Richard-Wang · May 19, 2020, 11:31pm

Below is my personal opinions, I would like to make a pr, but before that, what is your opinions ?

show_batch didn’t tell me what my model will see in a batch.

Actually there is variable number of pads behind sentences.

I can’t teach other very newbies what is actually passed to your model with this beautiful visual.
I can’t 100% use show_batch to confirm my data loading is correct.

If not showing the pad is to prevent too many words showed, we may be able to just use trunc_at, which limited number of words showed per cell.
If your PAD is not xxpad, it still appears.

And it seems that we can’t change PAD (?), so this may be meaningless.(?)

PS. Here is where this happened.

class Numericalize(Transform):
...
    def decodes(self, o): return L(self.vocab[o_] for o_ in o if self.vocab[o_] != PAD)
                                                                   !!! ↑↑ here ↑↑ !!!
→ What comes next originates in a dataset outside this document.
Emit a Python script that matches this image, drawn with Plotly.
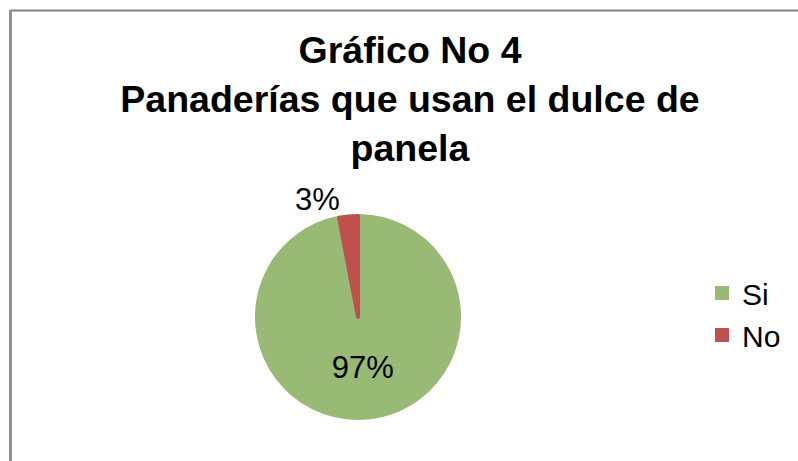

sgugger · May 20, 2020, 11:33am

In practice, with the first batch having the longest texts in classification, you’d see only xxpad on all your texts when inspecting the IMDB dataset.
I’d suggest using another transform where you change this or just monkey-patching Numericalize.

Richard-Wang · May 20, 2020, 12:24pm

Thanks your reply!

So we don’t show pad because there is lots of pad in maybe samples after 7 th because text in 1st sample is super long (when using SortedDL)?

Can we modify it to be able to pass sth like pad_token to TextBlock through kwargs and then toNumericalize.__init__, and Numercalize.decodes discard pad only when pad_token is not None ?
So

We can choose show pad or not easierly.
Even if your pad is not xxpad, we still can choose not to show it(e.g. pad_token=‘[PAD]’).

sgugger · May 20, 2020, 12:26pm

Sure, that’s a reasonable behavior. Go ahead with a PR if you want to add this change.